The problem is that some courts will reform the agreements or declare them void against public policy depending on the fact situations.
Pre-Nups are an area where only the best will do -- hire a real matrimonial expert as your attorney to draw it, not your regular trusts and estates lawyer or general practitioner who would draw your will. If you move to a new state, consult an expert in the new state as to the enforceablity of your Pre-Nup. And you will need to take special precautions if you are moving to (or living in) California, Texas, Louisiana or the other 'community property' states in which all earnings and assets aquired by a couple during the marraige are considered jointly owned 50/50.
Married Freepers just don't understand how slim the pickings are these days...whether at the local pub or the local church, most young, single women in this nation are Oprahtized, confused, money grubbing dingbats (or worse) that any man with a brain wouldn't have anything to do with! I know because I've dodged the bullet twice now. I'd like to think that "she" is out there, but the more I date and the more women I meet these days, the more pessimistic I get. If you're in college, I imagine you know exactly what I'm talking about.
Okay, flame away, you happily married folks who haven't been in the dating game for years.
Scouts Out! Cavalry Ho!
If the court system doesn't care about the Constitution, what makes you think they will be interested in a pre-nup?
You'd think so. But family courts can declare null and void any pre-nup with impunity. Bottom line: if mamma wants it, mamma gets it.
Hope the soccer moms are happy. Now they can dream of being "taken" by Bill Clinton.
Pre-nups usually take care of assets acquired BEFORE marriage, as I understand it. And, then there is the emotional cost when these "liberated women" decide to leave for greener pastures.
Pre-nups can address some of this, if they're properly drafted and the court upholds them. However, it is very common for the court to decide that the pre-nup shouldn't be enforced for any number of reasons--for example, the man and the woman should each have their own lawyer rather than having one lawyer write the agreement for both of them.
Plus state laws vary, so what's valid in one state might not be in another. And some states limit the length of time that a pre-nup can be enforced. I believe, for example, that California law kills all pre-nups after seven years of marriage. Supposedly, that was one of the reasons Tom Cruise divorced Nicole Kidman--their seventh anniversary was approaching and he didn't want her to escape the limits of their pre-nup.
They're intended to, but it doesn't always work out that way. They are difficult to write well and must be revised when circumstances change within the marriage. When legally challenged, they can be quite expensive to defend, especially when agenda-driven judges make arbitrary rulings that must then be appealed -- or even when judges make proper judgments which are appealed anyway. Such battles can go on endlessly and at great expense.
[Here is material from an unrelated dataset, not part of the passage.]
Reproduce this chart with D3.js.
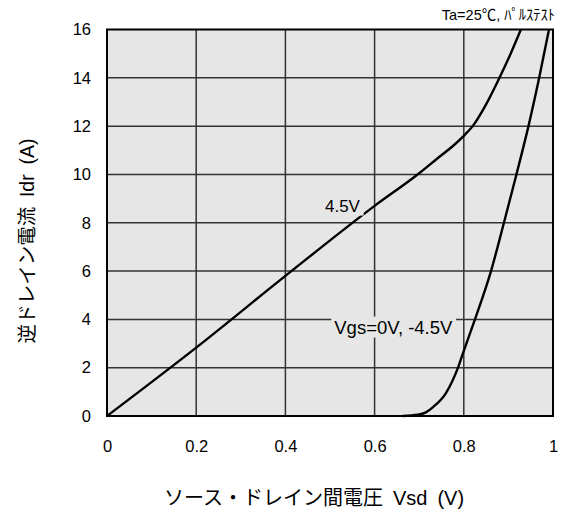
<!DOCTYPE html>
<html>
<head>
<meta charset="utf-8">
<script src="https://cdn.jsdelivr.net/npm/d3@7/dist/d3.min.js"></script>
<style>
  html, body { margin: 0; padding: 0; background: #fff; }
  svg { display: block; font-family: "Liberation Sans", "Noto Sans CJK JP", sans-serif; }
</style>
</head>
<body>
<svg id="chart" width="563" height="512"></svg>
<script>
// Source-drain voltage (V) vs reverse drain current (A)
const xTicks = [0, 0.2, 0.4, 0.6, 0.8, 1];
const xTickLabels = ["0", "0.2", "0.4", "0.6", "0.8", "1"];
const yTicks = [0, 2, 4, 6, 8, 10, 12, 14, 16];
const yTickLabels = ["0", "2", "4", "6", "8", "10", "12", "14", "16"];

// Vgs = 4.5 V
const vsd45 = [0, 0.2, 0.4, 0.6, 0.7, 0.74, 0.78, 0.8, 0.82, 0.85, 0.88, 0.905, 0.928];
const idr45 = [0, 2.83, 5.8, 8.7, 10.05, 10.65, 11.25, 11.6, 12.0, 12.9, 14.0, 15.0, 16.0];

// Vgs = 0 V, -4.5 V
const vsd0 = [0.663, 0.697, 0.715, 0.731, 0.76, 0.787, 0.8, 0.825, 0.861, 0.89, 0.918, 0.945, 0.969, 0.991];
const idr0 = [0, 0.05, 0.15, 0.37, 0.95, 2.0, 2.7, 4.0, 6.0, 8.0, 10.0, 12.0, 14.0, 16.0];

const svg = d3.select("#chart");
const m = { left: 107, right: 553, top: 29.5, bottom: 416 };
const plotFill = "#e6e6e6";

const x = d3.scaleLinear().domain([0, 1]).range([m.left, m.right]);
const y = d3.scaleLinear().domain([0, 16]).range([m.bottom, m.top]);

// plot background
svg.append("rect")
  .attr("x", m.left).attr("y", m.top)
  .attr("width", m.right - m.left).attr("height", m.bottom - m.top)
  .attr("fill", plotFill);

// grid lines
const grid = svg.append("g").attr("stroke", "#333").attr("stroke-width", 1.5);
grid.selectAll("line.v").data(xTicks.slice(1, -1)).join("line")
  .attr("x1", d => x(d)).attr("x2", d => x(d))
  .attr("y1", m.top).attr("y2", m.bottom);
grid.selectAll("line.h").data(yTicks.slice(1, -1)).join("line")
  .attr("x1", m.left).attr("x2", m.right)
  .attr("y1", d => y(d)).attr("y2", d => y(d));

// axes (labels only)
const xAxis = d3.axisBottom(x).tickValues(xTicks)
  .tickFormat((d, i) => xTickLabels[i]).tickSize(0).tickPadding(0);
const gx = svg.append("g").attr("transform", `translate(0,${m.bottom})`).call(xAxis);
gx.select(".domain").remove();
gx.selectAll("text").attr("y", 36).attr("dy", null)
  .attr("font-size", 16.5).attr("fill", "#000")
  .attr("font-family", "'Liberation Sans', Arial, sans-serif");

const yAxis = d3.axisLeft(y).tickValues(yTicks)
  .tickFormat((d, i) => yTickLabels[i]).tickSize(0).tickPadding(16);
const gy = svg.append("g").attr("transform", `translate(${m.left},0)`).call(yAxis);
gy.select(".domain").remove();
gy.selectAll("text").attr("font-size", 16.5).attr("fill", "#000")
  .attr("font-family", "'Liberation Sans', Arial, sans-serif");

// curves
const line = d3.line().x(d => x(d[0])).y(d => y(d[1])).curve(d3.curveMonotoneX);
const series = [d3.zip(vsd45, idr45), d3.zip(vsd0, idr0)];
svg.append("g").selectAll("path").data(series).join("path")
  .attr("d", line)
  .attr("fill", "none").attr("stroke", "#000").attr("stroke-width", 2.4)
  .attr("stroke-linejoin", "round");

// curve labels with plot-coloured backing
function curveLabel(text, cx, cy, size) {
  const g = svg.append("g");
  const t = g.append("text").attr("x", cx).attr("y", cy)
    .attr("text-anchor", "middle").attr("dominant-baseline", "central")
    .attr("font-size", size).attr("fill", "#000").text(text);
  const b = t.node().getBBox();
  g.insert("rect", "text")
    .attr("x", b.x - 3).attr("y", b.y).attr("width", b.width + 6).attr("height", b.height)
    .attr("fill", plotFill);
}
curveLabel("4.5V", x(0.528), y(8.69), 17);
curveLabel("Vgs=0V, -4.5V", x(0.642), y(3.68), 18.5);

// frame
svg.append("rect")
  .attr("x", m.left).attr("y", m.top)
  .attr("width", m.right - m.left).attr("height", m.bottom - m.top)
  .attr("fill", "none").attr("stroke", "#000").attr("stroke-width", 2);

// axis titles
svg.append("text")
  .attr("x", 314).attr("y", 505).attr("text-anchor", "middle")
  .attr("font-size", 20)
  .text("ソース・ドレイン間電圧\u2002Vsd\u2002(V)");

svg.append("text")
  .attr("transform", "translate(34,241) rotate(-90)").attr("text-anchor", "middle")
  .attr("font-size", 19.5)
  .text("逆ドレイン電流\u2002Idr\u2002(A)");

// test condition note
svg.append("text")
  .attr("x", 555).attr("y", 20).attr("text-anchor", "end")
  .attr("font-size", 14.5)
  .text("Ta=25℃, ﾊﾟﾙｽﾃｽﾄ");
</script>
</body>
</html>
Therefore, many attorneys advise their clients to back off and relinquish a lot of what is rightfully theirs, even though the law and the facts are on their side.
Bottom line: A pre-nup will only keep honest people honest. If you want protection, marry someone who's not nearly as smart or Machiavellian as you, then get the goods on your prospective spouse and save them up for a legal "rainy day." That means investing in private investigators, steadily amassing your evidence, keeping track of the whereabouts and status of potential future witnesses, and always regarding your life partner as a potential legal adversary who may eventually have to be proven an unfit parent, faithless harridan, etc. Then, of course, the offspring of your union must be relentlessly conditioned to favor you in any testimony they may be called upon to make. This is a lot of work, carried out in secrecy and guaranteed to poison the relationship no matter what happens.
Under such cloak-and-dagger conditions, what would be the point of marrying at all?